Jason Young's Tools.


License
Apache-2.0
Install
pip install young-tools==0.0.2a7

Documentation

Young Tools

This package contains several useful tools, some of which deal with the problems in Natrual Language Processing.

Installation

  1. Through pip
pip install young-tools
  1. Clone it to local
git clone https://github.com/Jason-Young-NLP/YoungTools.git
cd YoungTools
python setup.py build develop

Main Framework

Executable Moduels

All the executable modules can be executed by running command young-tools-{module_name}.

Until now, young-tools provides three Executable Moduels:

  • young-tools-corpus
  • young-tools-levenshtein
  • young-tools-xml

Compilers

Corpus

It is a corpus compiler which can be executed by running young-tools-corpus. The command only recieve 1 argument -p or --configuration-path that contains all the parameters you set. The configuration file is wrote in a basic configuration language which provides a structure similar to what’s found in Microsoft Windows INI files.

You must provide the main section in which you should to configure:

  • pipeline
  • corpus_directory
  • corpora_names
  • languages
  • encodings

Before each running, young-tools-corpus will read the configuration-path and parse the main section. young-tools-corpus can deal with multiple corpus with different settings in one time. The configuration of different corpus in main section are seperated by seperator |.

pipeline indicates the running order of the sub-corpus-compiler modules. Each name of different modules are seperated by the seperator &. If there is another instance of a module have a different configuration, just define a new section whitch name is appended by the suffix _{index} like moduel_name_10. module_name must be one of names of sub-corpus-compiler-modules.

corpus_directory specifies where the raw and compiled corpus are.

In each corpus_directory, there may contains several corpora(corpora_names), and each corpora may have several languages(languages) whose compiled file encodings can be detemained by encodings.

young-tools-corpus has 5 sub-corpus-compiler-modules:

  1. Cleaner

    Which can remove the dumplicate_lines(remove_dumplicate_lines) and lowercase the corpora(lowercase). granularity can be set as sentence or document. When granularity is document, the document index which indicates the start point of each document in the corpora are write the corpora_names+document_index_suffix.

  2. Normalizer

    Normalize punctuations of the corpora.

  3. Segmenter

    Segment the Chinese sentence using THULAC. If you need POS tagging, set part_of_speech_tagging to be true. traditional_to_simplified may useful in some situation.

  4. Tokenizer

    Tokenize the sentences in different languages, you may need to convert the hyphen - char to @-@ by setting split_aggressive_hyphen to be True.

  5. Subword

    This is a simple encapsulation of subword-nmt. learn_file_index and apply_file_indices indicate the index of which corpus should be learn/apply in the corpora_names, and subword_indices indicates which language of the corpora should be executed by BPE. symbols_number is the number of the merge operation and joint_learn is whether learn the BPE jointly among the subword_indices at learn_file_index of the corpora_names.
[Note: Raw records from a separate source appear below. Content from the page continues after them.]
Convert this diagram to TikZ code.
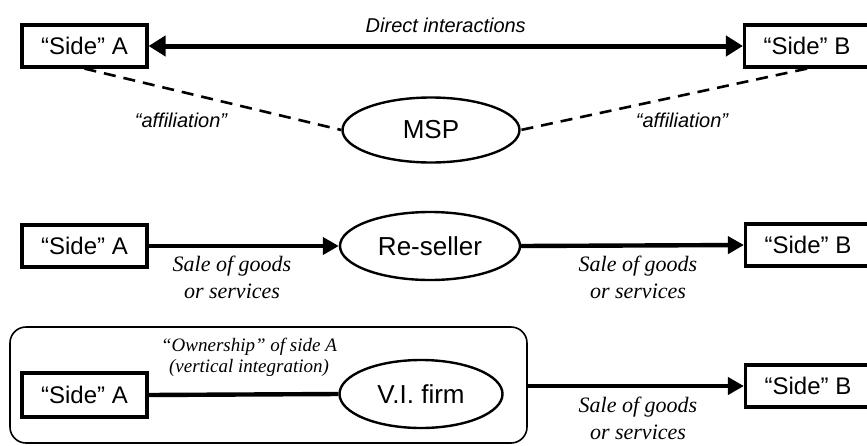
\documentclass[tikz,border=0pt]{standalone}
\usepackage{fontspec}
\setmainfont{Liberation Serif}
\setsansfont{Liberation Sans}
\usetikzlibrary{arrows.meta,shapes.geometric}

\tikzset{
  side/.style={draw, line width=1.6pt, inner sep=0pt, minimum width=62.5pt,
    minimum height=21pt, font=\sffamily\fontsize{12}{14}\selectfont},
  firm/.style={draw, ellipse, line width=1.2pt, inner sep=0pt,
    font=\sffamily\fontsize{13}{15}\selectfont},
  link/.style={line width=2.2pt},
  flow/.style={link, -{Triangle[length=8pt,width=8.5pt]}},
  affil/.style={line width=1.3pt, dash pattern=on 6pt off 4pt},
  sanslabel/.style={font=\sffamily\itshape\fontsize{10}{12}\selectfont},
  saletext/.style={font=\itshape\fontsize{11}{13.5}\selectfont, align=center, inner sep=0pt},
  owntext/.style={font=\itshape\fontsize{9.5}{10.5}\selectfont, align=center, inner sep=0pt},
}

\begin{document}
\begin{tikzpicture}[x=0.5pt, y=-0.5pt]
\useasboundingbox (0,0) rectangle (867,445);

% --- multi-sided platform ---
\node[side] (a1) at (84.5,46) {“Side” A};
\node[side] (b1) at (807,46) {“Side” B};
\node[firm, minimum width=88.5pt, minimum height=32.5pt] (msp) at (431,130) {MSP};
\draw[line width=2.5pt, {Triangle[length=8.5pt,width=10pt]}-{Triangle[length=8.5pt,width=10pt]}]
  (a1) -- node[above=2pt, sanslabel] {Direct interactions} (b1);
\draw[affil] (a1.south) -- (msp.west);
\draw[affil] (b1.south) -- (msp.east);
\node[sanslabel] (afa) at (181,120) {“affiliation”};
\node[sanslabel] (afb) at (682,120) {“affiliation”};

% --- re-seller ---
\node[side] (a2) at (84.5,246) {“Side” A};
\node[side] (b2) at (808,245) {“Side” B};
\node[firm, minimum width=90pt, minimum height=34pt] (rs) at (430,246) {Re-seller};
\draw[flow] (a2.east) -- (rs.west);
\draw[flow] (rs.east) -- (b2.west);
\node[saletext] (s2a) at (232,277) {Sale of goods\\or services};
\node[saletext] (s2b) at (638,277) {Sale of goods\\or services};

% --- vertically integrated firm ---
\node[draw, rounded corners=8pt, line width=0.8pt, minimum width=258.5pt,
  minimum height=58pt, inner sep=0pt] (vi frame) at (268.5,385) {};
\node[side, minimum height=22pt] (a3) at (84.5,395) {“Side” A};
\node[side] (b3) at (808,386) {“Side” B};
\node[firm, minimum width=81.5pt, minimum height=34pt] (vi) at (421,394) {V.I. firm};
\draw[link] (a3.east) -- (vi.west);
\draw[flow] (vi frame.east |- b3.west) -- (b3.west);
\node[owntext] (own) at (249,357) {“Ownership” of side A\\(vertical integration)};
\node[saletext] (s3) at (638,418) {Sale of goods\\or services};
\end{tikzpicture}
\end{document}
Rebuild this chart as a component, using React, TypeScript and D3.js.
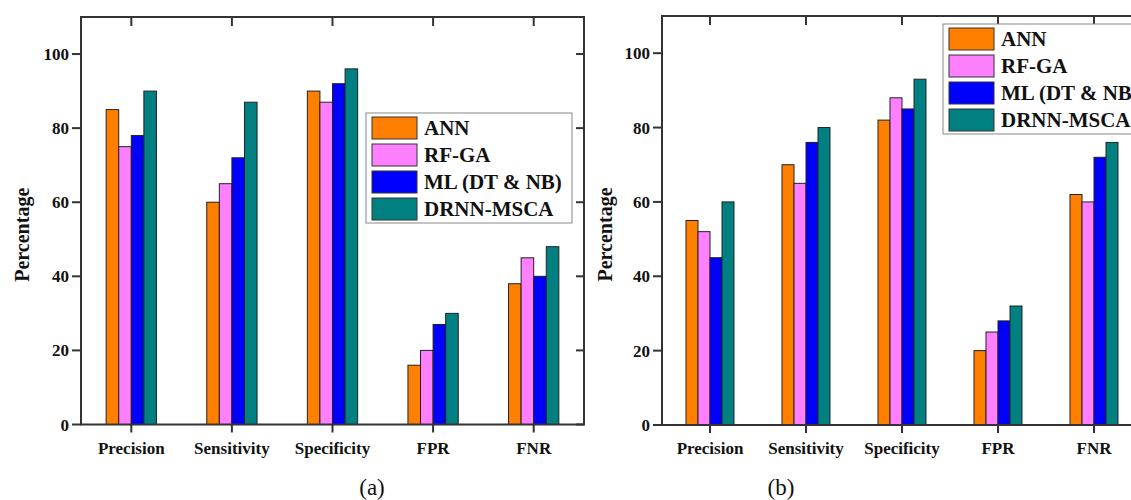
import { useEffect, useRef } from "react"
import * as d3 from "d3"

const categories = ["Precision", "Sensitivity", "Specificity", "FPR", "FNR"]
const seriesNames = ["ANN", "RF-GA", "ML (DT & NB)", "DRNN-MSCA"]
const seriesColors = ["#ff8000", "#ff80ff", "#0000ff", "#008080"]
const yTicks = [0, 20, 40, 60, 80, 100]

// values per category, in series order
const valuesA = [
  [85, 75, 78, 90],
  [60, 65, 72, 87],
  [90, 87, 92, 96],
  [16, 20, 27, 30],
  [38, 45, 40, 48],
]
const valuesB = [
  [55, 52, 45, 60],
  [70, 65, 76, 80],
  [82, 88, 85, 93],
  [20, 25, 28, 32],
  [62, 60, 72, 76],
]

const FONT = "'Liberation Serif', 'Times New Roman', serif"
const AXIS = "#333"

const panels = [
  { values: valuesA, x0: 81, x1: 584, top: 17, bottom: 424.5, labelX: 22, legend: { x: 366, y: 113, w: 206 }, caption: "(a)", capX: 372 },
  { values: valuesB, x0: 662, x1: 1142, top: 16, bottom: 425, labelX: 605, legend: { x: 943, y: 24, w: 220 }, caption: "(b)", capX: 781 },
]

export default function App() {
  const svgRef = useRef(null)

  useEffect(() => {
    const svg = d3.select(svgRef.current)
    svg.selectAll("*").remove()

    panels.forEach(p => {
      const g = svg.append("g")
      const x = d3.scaleBand().domain(categories).range([p.x0, p.x1]).padding(0)
      const bw = x.bandwidth()
      const xs = d3.scaleBand().domain(seriesNames).range([0, bw * 0.5])
      const y = d3.scaleLinear().domain([0, 110]).range([p.bottom, p.top])

      // bars
      categories.forEach((c, ci) => {
        g.append("g")
          .selectAll("rect")
          .data(seriesNames)
          .join("rect")
          .attr("x", s => x(c) + bw * 0.25 + xs(s))
          .attr("y", (s, si) => y(p.values[ci][si]))
          .attr("width", xs.bandwidth())
          .attr("height", (s, si) => y(0) - y(p.values[ci][si]))
          .attr("fill", (s, si) => seriesColors[si])
          .attr("stroke", "#222")
          .attr("stroke-width", 1)
      })

      // frame
      g.append("rect")
        .attr("x", p.x0).attr("y", p.top)
        .attr("width", p.x1 - p.x0).attr("height", p.bottom - p.top)
        .attr("fill", "none").attr("stroke", AXIS).attr("stroke-width", 2)

      // y ticks: outward left, inward right
      yTicks.forEach(t => {
        g.append("line").attr("x1", p.x0 - 9).attr("x2", p.x0)
          .attr("y1", y(t)).attr("y2", y(t)).attr("stroke", AXIS).attr("stroke-width", 2)
        g.append("line").attr("x1", p.x1 - 8).attr("x2", p.x1)
          .attr("y1", y(t)).attr("y2", y(t)).attr("stroke", AXIS).attr("stroke-width", 2)
        g.append("text").attr("x", p.x0 - 12).attr("y", y(t) + 6)
          .attr("text-anchor", "end").attr("font-family", FONT)
          .attr("font-weight", "bold").attr("font-size", 17).attr("fill", "#111")
          .text(t)
      })

      // x ticks: outward bottom, inward top
      categories.forEach(c => {
        const cx = x(c) + bw / 2
        g.append("line").attr("x1", cx).attr("x2", cx)
          .attr("y1", p.bottom).attr("y2", p.bottom + 8).attr("stroke", AXIS).attr("stroke-width", 2)
        g.append("line").attr("x1", cx).attr("x2", cx)
          .attr("y1", p.top).attr("y2", p.top + 9).attr("stroke", AXIS).attr("stroke-width", 2)
        g.append("text").attr("x", cx).attr("y", p.bottom + 29)
          .attr("text-anchor", "middle").attr("font-family", FONT)
          .attr("font-weight", "bold").attr("font-size", 17).attr("fill", "#111")
          .text(c)
      })

      // y label
      g.append("text")
        .attr("transform", `translate(${p.labelX + 7},${(p.top + p.bottom) / 2 + 14}) rotate(-90)`)
        .attr("text-anchor", "middle").attr("font-family", FONT)
        .attr("font-weight", "bold").attr("font-size", 20).attr("fill", "#111")
        .text("Percentage")

      // legend
      const lg = g.append("g").attr("transform", `translate(${p.legend.x},${p.legend.y})`)
      lg.append("rect").attr("width", p.legend.w).attr("height", 110)
        .attr("fill", "#fff").attr("stroke", "#888").attr("stroke-width", 1)
      seriesNames.forEach((s, i) => {
        lg.append("rect").attr("x", 6).attr("y", 4 + i * 27)
          .attr("width", 45).attr("height", 22)
          .attr("fill", seriesColors[i]).attr("stroke", "#333").attr("stroke-width", 1)
        lg.append("text").attr("x", 58).attr("y", 4 + i * 27 + 18)
          .attr("font-family", FONT).attr("font-weight", "bold")
          .attr("font-size", 21).attr("fill", "#111")
          .text(s)
      })

      // caption
      svg.append("text").attr("x", p.capX).attr("y", 495)
        .attr("text-anchor", "middle").attr("font-family", FONT)
        .attr("font-size", 23).attr("fill", "#111")
        .text(p.caption)
    })
  }, [])

  return (
    <svg ref={svgRef} width={1131} height={500}
      style={{ position: "absolute", left: 0, top: 0, background: "#fff" }} />
  )
}
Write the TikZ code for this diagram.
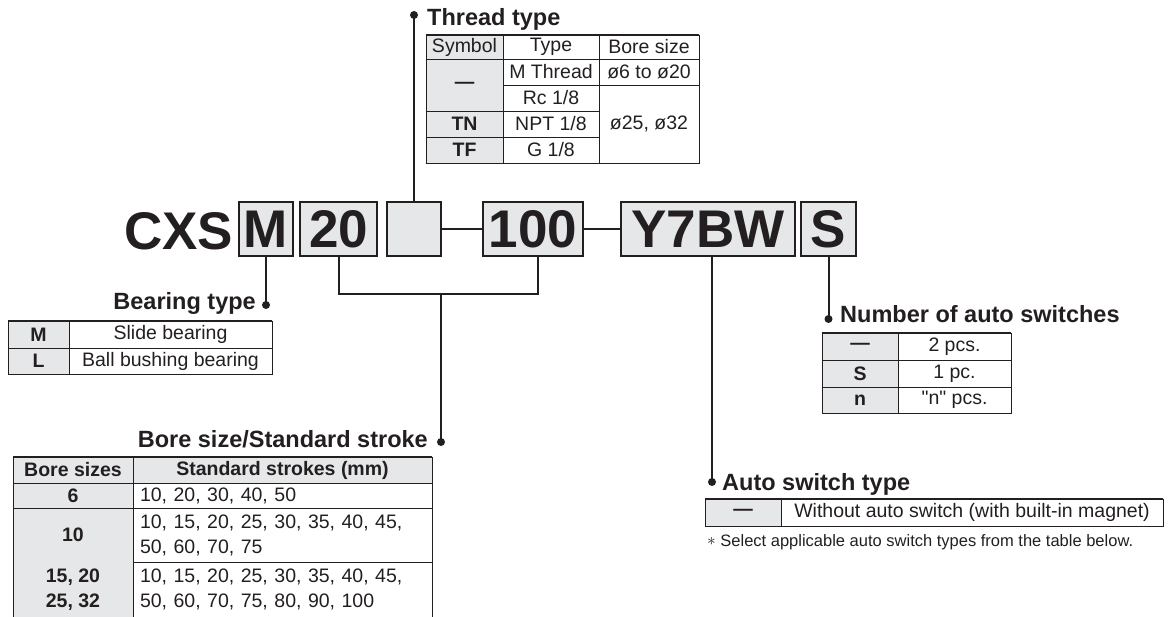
\documentclass[tikz,border=0pt]{standalone}
\usepackage{fontspec}
\setmainfont[Ligatures=TeXOff]{Liberation Sans}
\definecolor{ink}{RGB}{35,31,32}
\definecolor{shade}{RGB}{230,231,232}
\tikzset{
  codebox/.style={draw=ink, line width=2pt, fill=shade, inner sep=0pt, outer sep=0pt,
    minimum height=54pt, text height=38pt, text depth=0pt,
    font=\fontsize{53}{53}\selectfont\bfseries, text=ink},
  cell/.style={draw=ink, line width=0.9pt, inner sep=0pt, outer sep=0pt,
    font=\fontsize{19.5}{25}\selectfont, text=ink, align=center},
  cellfill/.style={inner sep=0pt, outer sep=0pt,
    font=\fontsize{19.5}{25}\selectfont, text=ink, align=center},
  sym/.style={fill=shade},
  hd/.style={fill=shade},
  b/.style={font=\fontsize{19.5}{25}\selectfont\bfseries},
  lcell/.style={align=left, inner xsep=7pt},
  label/.style={inner sep=0pt, font=\fontsize{23.5}{26}\selectfont\bfseries, text=ink},
  conn/.style={draw=ink, line width=2pt},
  topline/.style={draw=ink, line width=2pt},
  dot/.style={fill=ink},
}
\newcommand\tcell[7]{\node[#6,minimum width={#4pt-#2pt},minimum height={#5pt-#3pt}] (#1) at ({(#2+#4)/2},{(#3+#5)/2}) {#7};}
\begin{document}
\begin{tikzpicture}[x=1pt,y=-1pt]
\useasboundingbox (0,0) rectangle (1169,617);

% ---- code boxes ----
\node[inner sep=0pt, anchor=base west, font=\fontsize{53}{53}\selectfont\bfseries, text=ink] (cxs) at (124,250) {CXS};
\node[codebox, minimum width=54pt] (b1) at (266,229) {M};
\node[codebox, minimum width=77pt] (b2) at (338.5,229) {20};
\node[codebox, minimum width=54pt] (b3) at (414,229) {};
\node[codebox, minimum width=100pt] (b4) at (533,229) {100};
\node[codebox, minimum width=174pt] (b5) at (708,229) {Y7BW};
\node[codebox, minimum width=55pt] (b6) at (828.5,229) {S};
\draw[conn] (b3.east) -- (b4.west);
\draw[conn] (b4.east) -- (b5.west);

% ---- connectors ----
\coordinate (dThr) at (414,15);
\coordinate (dBear) at (266,305);
\coordinate (b4s) at (538,256);
\coordinate (br) at (538,294);
\coordinate (bm) at (441,294);
\coordinate (dBore) at (441,442);
\coordinate (b5s) at (712,256);
\coordinate (dAuto) at (712,482);
\coordinate (dNum) at (828.5,319);
\draw[conn] (b3.north) -- (dThr);
\draw[conn] (b1.south) -- (dBear);
\draw[conn] (b2.south) |- (br) -- (b4s);
\draw[conn] (bm) -- (dBore);
\draw[conn] (b5s) -- (dAuto);
\draw[conn] (b6.south) -- (dNum);
\foreach \d in {dThr,dBear,dBore,dAuto,dNum} \fill[dot] (\d) circle[radius=4pt];

% ---- labels ----
\node[label, anchor=base west] (lThr) at (427,26) {Thread type};
\node[label, anchor=base east] (lBear) at (256,310) {Bearing type};
\node[label, anchor=base east] (lBore) at (428,447) {Bore size/Standard stroke};
\node[label, anchor=base west] (lNum) at (840,323) {Number of auto switches};
\node[label, anchor=base west] (lAuto) at (722,490) {Auto switch type};

% ---- thread type table ----
\tcell{t11}{426}{35}{503}{59}{cell,hd}{Symbol}
\tcell{t12}{503}{35}{599}{59}{cell}{Type}
\tcell{t13}{599}{35}{699}{59}{cell}{Bore size}
\tcell{t21}{426}{59}{503}{111}{cell,sym,b}{—}
\tcell{t22}{503}{59}{599}{85}{cell}{M Thread}
\tcell{t23}{599}{59}{699}{85}{cell}{ø6 to ø20}
\tcell{t32}{503}{85}{599}{111}{cell}{Rc 1/8}
\tcell{t33}{599}{85}{699}{163}{cell}{ø25, ø32}
\tcell{t41}{426}{111}{503}{137}{cell,sym,b}{TN}
\tcell{t42}{503}{111}{599}{137}{cell}{NPT 1/8}
\tcell{t51}{426}{137}{503}{163}{cell,sym,b}{TF}
\tcell{t52}{503}{137}{599}{163}{cell}{G 1/8}
\draw[topline] (t11.north west) -- (t13.north east);

% ---- bearing type table ----
\tcell{r11}{8}{321}{69}{348}{cell,sym,b}{M}
\tcell{r12}{69}{321}{272}{348}{cell}{Slide bearing}
\tcell{r21}{8}{348}{69}{374}{cell,sym,b}{L}
\tcell{r22}{69}{348}{272}{374}{cell}{Ball bushing bearing}
\draw[topline] (r11.north west) -- (r12.north east);

% ---- bore size table ----
\tcell{s11}{13}{457}{133}{483}{cell,hd,b}{Bore sizes}
\tcell{s12}{133}{457}{432}{483}{cell,hd,b}{Standard strokes (mm)}
\tcell{s21}{13}{483}{133}{508}{cell,sym,b}{6}
\tcell{s22}{133}{483}{432}{508}{cell,lcell,text width=285pt}{10, 20, 30, 40, 50}
\tcell{s31}{13}{508}{133}{562}{cell,sym,b}{10}
\tcell{s32}{133}{508}{432}{562}{cell,lcell,text width=285pt}{10, 15, 20, 25, 30, 35, 40, 45,\\50, 60, 70, 75}
\tcell{s41}{13}{562}{133}{617}{cellfill,sym,b}{15, 20\\25, 32}
\tcell{s42}{133}{562}{432}{617}{cellfill,lcell,text width=285pt}{10, 15, 20, 25, 30, 35, 40, 45,\\50, 60, 70, 75, 80, 90, 100}
\draw[draw=ink, line width=0.9pt] (s41.north west) -- (s41.south west)
  (s41.north east) -- (s41.south east) (s42.north east) -- (s42.south east);
\draw[topline] (s11.north west) -- (s12.north east);

% ---- number of auto switches table ----
\tcell{n11}{822}{333}{898}{360}{cell,sym,b}{—}
\tcell{n12}{898}{333}{1011}{360}{cell}{2 pcs.}
\tcell{n21}{822}{360}{898}{387}{cell,sym,b}{S}
\tcell{n22}{898}{360}{1011}{387}{cell}{1 pc.}
\tcell{n31}{822}{387}{898}{413}{cell,sym,b}{n}
\tcell{n32}{898}{387}{1011}{413}{cell}{"n" pcs.}
\draw[topline] (n11.north west) -- (n12.north east);

% ---- auto switch type table ----
\tcell{a11}{705}{499}{781}{526}{cell,sym,b}{—}
\tcell{a12}{781}{499}{1163}{526}{cell}{Without auto switch (with built-in magnet)}
\draw[topline] (a11.north west) -- (a12.north east);
\node[inner sep=0pt, anchor=base west, font=\fontsize{16.5}{18}\selectfont, text=ink] (note) at (707,546)
  {\raisebox{1pt}{\fontsize{16}{16}\selectfont$\ast$} Select applicable auto switch types from the table below.};
\end{tikzpicture}
\end{document}
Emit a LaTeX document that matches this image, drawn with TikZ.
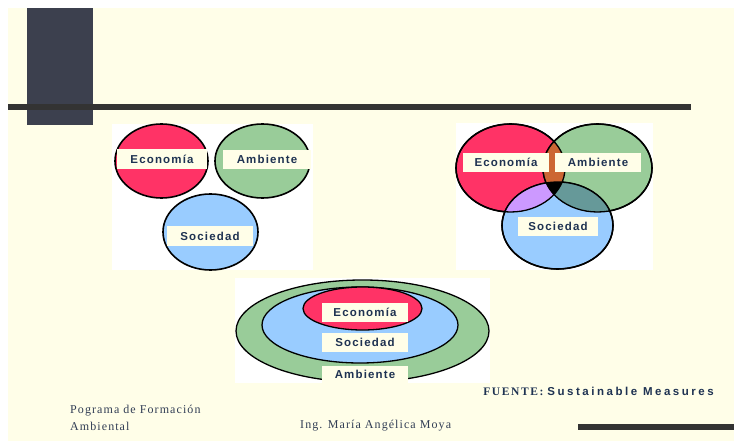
\documentclass[tikz,border=0pt]{standalone}
\usepackage{fontspec}
\setmainfont{Liberation Serif}
\setsansfont{Liberation Sans}
\newfontfamily\lblfont[LetterSpace=10]{Liberation Sans}
\newfontfamily\srcfont[LetterSpace=22]{Liberation Sans}
\newfontfamily\fuentefont[LetterSpace=14]{Liberation Serif}
\newfontfamily\ftfont[LetterSpace=9]{Liberation Serif}
\usepackage{xcolor}
\usepackage{tikz}
\usetikzlibrary{shapes.geometric}
\usetikzlibrary{positioning}
\definecolor{cream}{RGB}{255,254,232}
\definecolor{slate}{RGB}{60,64,78}
\definecolor{barcol}{RGB}{51,51,51}
\definecolor{navy}{RGB}{31,51,82}
\definecolor{ftgray}{RGB}{50,62,85}
\definecolor{eco}{RGB}{255,51,102}
\definecolor{amb}{RGB}{153,204,153}
\definecolor{soc}{RGB}{153,204,255}
\definecolor{ecoamb}{RGB}{204,102,51}
\definecolor{ecosoc}{RGB}{204,153,255}
\definecolor{ambsoc}{RGB}{102,153,153}

\begin{document}
\begin{tikzpicture}[x=1pt,y=-1pt,
		ring/.style={ellipse, draw, line width=1.6pt, inner sep=0pt},
		lbl/.style={fill=cream, inner sep=0pt, minimum width=86pt, minimum height=19pt, text=navy, font=\lblfont\bfseries\fontsize{11.5}{12}\selectfont},
		ftxt/.style={anchor=west, inner sep=0pt, text=ftgray, font=\ftfont\fontsize{12}{13}\selectfont}]
		\useasboundingbox (0,0) rectangle (734,441);
		%background
		\fill[cream] (8,8) rectangle (734,441);
		\fill[slate] (27,8) rectangle (93,125);
		\fill[barcol] (8,104) rectangle (691,110);
		\fill[slate] (27,110) rectangle (93,125);
		\fill[barcol] (578,424) rectangle (734,430);
		
		%coordinates
		\coordinate (ecoB) at (510.5,168);
		\coordinate (ambB) at (597.5,168);
		\coordinate (socB) at (557.5,225.5);
		
		%panels
		\fill[white] (112,124) rectangle (313,270);
		\fill[white] (456,123) rectangle (653,270);
		\fill[white] (235,278) rectangle (490,383);
		
		%separate circles
		\node[ring, fill=eco, minimum width=93pt, minimum height=74pt] (EcoA) at (161.5,161) {};
		\node[ring, fill=amb, minimum width=95pt, minimum height=74pt] (AmbA) at (262.5,161) {};
		\node[ring, fill=soc, minimum width=95pt, minimum height=76pt] (SocA) at (210.5,232) {};
		\node[lbl, minimum width=90pt, minimum height=20pt] (EcoAl) at (162,159) {Economía};
		\node[lbl, minimum width=88pt] (AmbAl) at (267,159.5) {Ambiente};
		\node[lbl, minimum height=20pt] (SocAl) at (210,236) {Sociedad};
		
		%overlapping circles
		\node[ring, fill=eco, minimum width=109pt, minimum height=88pt] (EcoB) at (ecoB) {};
		\node[ring, fill=amb, minimum width=109pt, minimum height=88pt] (AmbB) at (ambB) {};
		\node[ring, fill=soc, minimum width=111pt, minimum height=87pt] (SocB) at (socB) {};
		\begin{scope}
			\clip (ecoB) ellipse (54.5pt and 44pt);
			\fill[ecoamb] (ambB) ellipse (54.5pt and 44pt);
			\fill[ecosoc] (socB) ellipse (55.5pt and 43.5pt);
			\clip (ambB) ellipse (54.5pt and 44pt);
			\fill[black] (socB) ellipse (55.5pt and 43.5pt);
		\end{scope}
		\begin{scope}
			\clip (ambB) ellipse (54.5pt and 44pt);
			\clip (socB) ellipse (55.5pt and 43.5pt);
			\fill[ambsoc] (ecoB) ++(-200,-200) rectangle ++(400,400);
			\fill[black] (ecoB) ellipse (54.5pt and 44pt);
		\end{scope}
		\draw[line width=1.3pt] (ecoB) ellipse (54.5pt and 44pt) (ambB) ellipse (54.5pt and 44pt) (socB) ellipse (55.5pt and 43.5pt);
		\node[lbl] (EcoBl) at (506,162.5) {Economía};
		\node[lbl] (AmbBl) at (598,162.5) {Ambiente};
		\node[lbl, minimum width=80pt] (SocBl) at (558,226.5) {Sociedad};
		
		%nested circles
		\node[ring, line width=1.3pt, fill=amb, minimum width=253pt, minimum height=102pt] (AmbC) at (362.5,331) {};
		\node[ring, line width=1.3pt, fill=soc, minimum width=196pt, minimum height=76pt] (SocC) at (360,325) {};
		\node[ring, line width=1.3pt, fill=eco, minimum width=119pt, minimum height=43pt] (EcoC) at (362.5,308.5) {};
		\node[lbl] (EcoCl) at (365,312.5) {Economía};
		\node[lbl] (SocCl) at (365,342.5) {Sociedad};
		\node[lbl, minimum height=17pt] (AmbCl) at (365,374.5) {Ambiente};
		
		%footer
		\node[anchor=east, inner sep=0pt, text=navy] (src) at (714,391) {{\fuentefont\bfseries\fontsize{11.5}{12}\selectfont FUENTE:}\hspace{4pt}{\srcfont\bfseries\fontsize{11.5}{12}\selectfont Sustainable Measures}};
		\node[ftxt] (prog) at (70,411) {Pograma de Formación};
		\node[ftxt] (progb) at (70,426) {Ambiental};
		\node[ftxt] (autor) at (300,426) {Ing. María Angélica Moya};
\end{tikzpicture}
\end{document}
Normalizer and Tokenizer are reimplementation of the scripts of the mosesdecoder.

Leveshtein

It can generate the manipulation sequences between corpora hypothesis and references by calculating the levenshtein distance , and synthetise the hypothesis of the references by getting the rules of the aligned hypothesis and references. These functions can be executed by running young-tools-corpus with a subcommand of get-rules, apply-rules and gen-seqs.

XML

young-tools-xml can convert a XML file into a plain file or escape/deescape the file by specifing the subcommand as xml2plain or scape respectively.

Metrics

To be done.

Pedestal Moduels

Using it by simply import the pedestal package:

import young_tools.pedestal as pedestal

The usage of each module in the pedestal package is described as follows:

Timer

Timer record the system/process elapsed time.

Constant

Constant is a type of class with which stores unlimited number of constants.

InstancesChecker

InstancesChecker is a basic decorator that can check whether parameters that are passed to the method is legal.

ANSIFormatter

ANSIFormatter controls the ANSI color string. One use this class to format the terminal output string.

Logger

Logger records the logging of the process and sends it to log file or terminal.

Argument

Argument is a simple encapsulation of the argparser.

Configurator

Configurator is a simple encapsulation of the configparser, but Configurator is case sensitive.

UnicodeHandler

UnicodeHandler has several methods that deal with the unicode string and detect the encoding type.

RedirectStream

A simple class can redirect the stdout/stderr stream to a file.